In the past, companies collected transaction details, customer contact information, and possibly email addresses. They’d mail, email, or even telephone about a generic sale or new product offering. The good salespeople would keep notes about their customers’ preferences and keep in contact.
In the age of big data, companies can use customer loyalty numbers or IP addresses to collect information on products viewed, products purchased, and general shopping and web browsing habits. This data can be used to determine the customer’s stage in the buying process and to make future recommendations. By purchasing other data, retailers can discover credit history, homeownership status, ethnicity, online discussion habits, educational attainment, and purchasing preferences.
At the heart of combining and analyzing data are data analysts and data management software. By comparing and analyzing sets of data, companies are able to discover patterns in behavior to inform marketing strategy.
Implementing strategies based on big data analysis can improve sales margins between 8 and 25 percent. Hatami, Vander Ark, and Baumgartner, in their book Sales Growth: Five Proven Strategies from the World’s Sales Leaders, show that implementing practices informed by big data improves sales between 2 and 8 percent in each of the following areas:
- hone the multichannel experience,
- improve cross-selling,
- increase placement optimization,
- capitalize on location-based selling,
- inform assortment optimization, and
- refine in-store behavior analysis.
The combined improvements in each of the six areas combined have resulted in the increased sales rates between 8 and 25 percent, a significant motivator for enacting big data practices.
While most companies have the data to begin using it strategically, just 4 percent of 1,600 businesses surveyed had data strategies and data governance measures in place to realize the commercial and operational benefits of their data.
What is big data analytics? Big data analytics examines large sets of a variety of data to discover hidden patterns, correlations, customer preferences, and market trends.
The following are steps to help your company use big data analytics can help your company grow:
1. Define your company goals first.
Don’t even attempt to implement a big data initiative without first defining an overall objective. Improving your win rate and bottom line is assumed, but focus on the specific hows. Do you want to decrease the cart abandon rate? Target new homeowners? Predict businesses poised for growth? Suggest custom products to an emerging market?
Identifying specific objectives will determine how you approach your big data analytics.
2. Start with the data in your system.
You probably have a wealth of data already, so a great place to start with big data is with the data already existing in your system. Now is a good time to make sure all data is in one place. A CRM system is an excellent way to collect and store data.
Your company is likely sitting on a wealth of data already, write Jeanne W. Ross, Cynthia M. Beath, and Anne Quaadgras in the Harvard Business Review. Most companies, they report, “have not yet cashed in on the information those platforms make available.” CRM reports can be used to analyze your existing data to inform your objectives. For instance, running a report on all X products purchased by time period and location can show you trends. A region that has purchased X product more than other regions would warrant more attention and effort during the said time period.

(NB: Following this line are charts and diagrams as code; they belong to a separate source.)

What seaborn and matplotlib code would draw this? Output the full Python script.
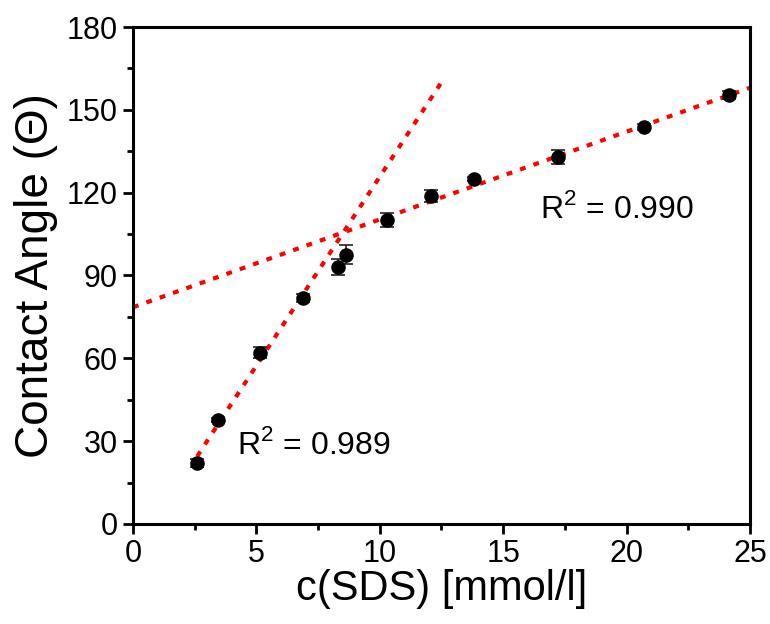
import pandas as pd
import matplotlib
matplotlib.use("Agg")
import matplotlib.pyplot as plt
from matplotlib.ticker import MultipleLocator
import seaborn as sns

# measured points
conc = [2.59, 3.44, 5.15, 6.89, 8.31, 8.63, 10.29, 12.07, 13.82, 17.22, 20.70, 24.15]
angle = [22.1, 37.7, 62.0, 81.9, 93.1, 97.5, 110.1, 118.8, 125.0, 133.0, 143.8, 155.4]
angle_err = [1.5, 0.8, 2.0, 1.5, 3.0, 3.5, 2.5, 2.0, 0.8, 2.5, 1.2, 1.5]

# linear fits (end points)
fit1_x = [2.6, 12.5]
fit1_y = [24.5, 160.0]
fit2_x = [0.0, 25.0]
fit2_y = [78.5, 158.0]

r2_labels = ["R$^2$ = 0.989", "R$^2$ = 0.990"]

sns.set_style("ticks")
plt.rcParams['font.family'] = ['Liberation Sans', 'DejaVu Sans']
plt.rcParams['mathtext.fontset'] = 'custom'
plt.rcParams['mathtext.rm'] = 'Liberation Sans'
for k in ('text.color', 'axes.labelcolor', 'xtick.color', 'ytick.color', 'axes.edgecolor'):
    plt.rcParams[k] = 'black'

df = pd.DataFrame({'c': conc, 'angle': angle, 'err': angle_err})
fit1 = pd.DataFrame({'x': fit1_x, 'y': fit1_y})
fit2 = pd.DataFrame({'x': fit2_x, 'y': fit2_y})

fig = plt.figure(figsize=(7.7, 6.24), dpi=100)
ax = fig.add_axes([0.1727, 0.1603, 0.8013, 0.7964])

# fit lines
for fit in (fit1, fit2):
    sns.lineplot(x='x', y='y', data=fit, ax=ax, color='red', linewidth=3.0, zorder=1)
for ln in ax.lines:
    ln.set_dashes((1.4, 2.0))

# error bars + points
ax.errorbar(df['c'], df['angle'], yerr=df['err'], fmt='none', ecolor='#222222',
            elinewidth=1.2, capsize=5, capthick=1.2, zorder=2)
sns.scatterplot(x='c', y='angle', data=df, ax=ax, color='black', s=110,
                edgecolor='black', linewidth=0, zorder=3)

ax.text(4.2, 28.5, r2_labels[0], fontsize=23, ha='left', va='center')
ax.text(16.5, 114, r2_labels[1], fontsize=23, ha='left', va='center')

ax.set_xlim(0, 25)
ax.set_ylim(0, 180)
ax.xaxis.set_major_locator(MultipleLocator(5))
ax.xaxis.set_minor_locator(MultipleLocator(2.5))
ax.yaxis.set_major_locator(MultipleLocator(30))
ax.yaxis.set_minor_locator(MultipleLocator(15))
ax.tick_params(which='major', direction='out', length=7, width=2, labelsize=22, pad=4)
ax.tick_params(which='minor', direction='out', length=4, width=2)

for s in ax.spines.values():
    s.set_linewidth(2.2)
    s.set_visible(True)

ax.set_xlabel('c(SDS) [mmol/l]', fontsize=30, labelpad=0)
ax.set_ylabel('Contact Angle (\u0398)', fontsize=33, labelpad=6)

fig.savefig('out.png', dpi=100)
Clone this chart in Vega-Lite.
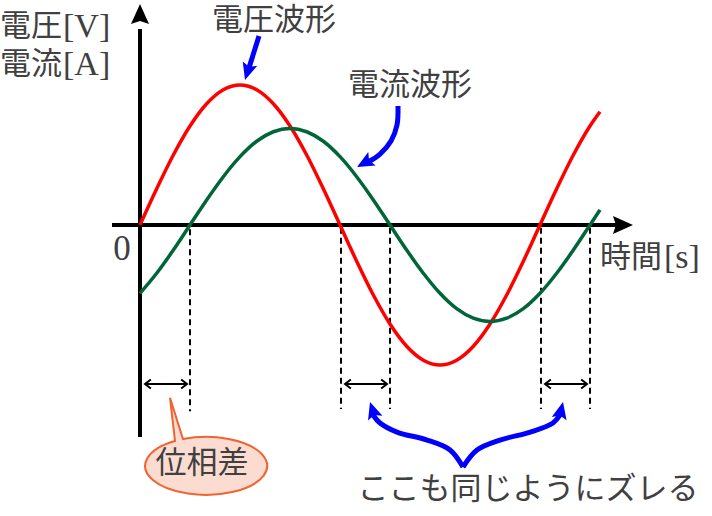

3. Establish a data-protective culture.
Provide the marketers and decision makers in your company with the data and encourage decisions to be made based on the reports you have at your fingertips. Look for patterns and fill gaps in the information needed to make better decisions on a daily basis.
Protect the accuracy of your data by keeping data updated and making accurate data everyone’s responsibility. According to studies by Ovum, Poor quality data costs businesses around $700 billion a year, or 30 percent of the average company’s revenue. When implementing big data analytics, it’s essential to protect the accuracy of data. Cloud-based CRM software is ideal to ensure everyone in the company has the same data, updated in real-time.
4. Invest in the right people and tools.
As your company becomes more aware of how big data can be used to meet objectives, match your goals with an investment in data analysts and data analytic tools. More complicated data analytics requires experts in predictive data analysis.
Realize timing is everything. As you discover trends and opportunities, be able to act. Drive information to the level where decisions are made and action taken.
Big data analytics is the effort to analyze the data to identify trends and opportunities and get the information into the hands of the people who can take action. While big data promises big rewards to those who can harness its power, implementing big data needs to be done with clear goals and direction. Big data analytics is the sorting and sifting of the data to provide the right information at the right time to the right people in the right place. Decisions about what data to gather and analyze can be critical to the success of big data initiatives. Much time and money can be wasted chasing big data initiatives that don’t pan out if the rest of the organization is not on board.
Big data is a lot like the story of the 6 blind men and the elephant. Each of them touched part of the elephant: the tusks, the tail, the side, the legs, the trunk, and the ear and each was convinced their perspective of what an elephant looked like was correct: a spear, a rope, a wall, a tree, a snake, and a fan. Though they were right about their individual perspective, none had the entire picture.
Like the blind men and the elephant, the trick to effectively using big data is to get your organization as a whole to contribute the understanding of your elephant and to coordinate efforts in order to use big data for identifying opportunities and acting on them.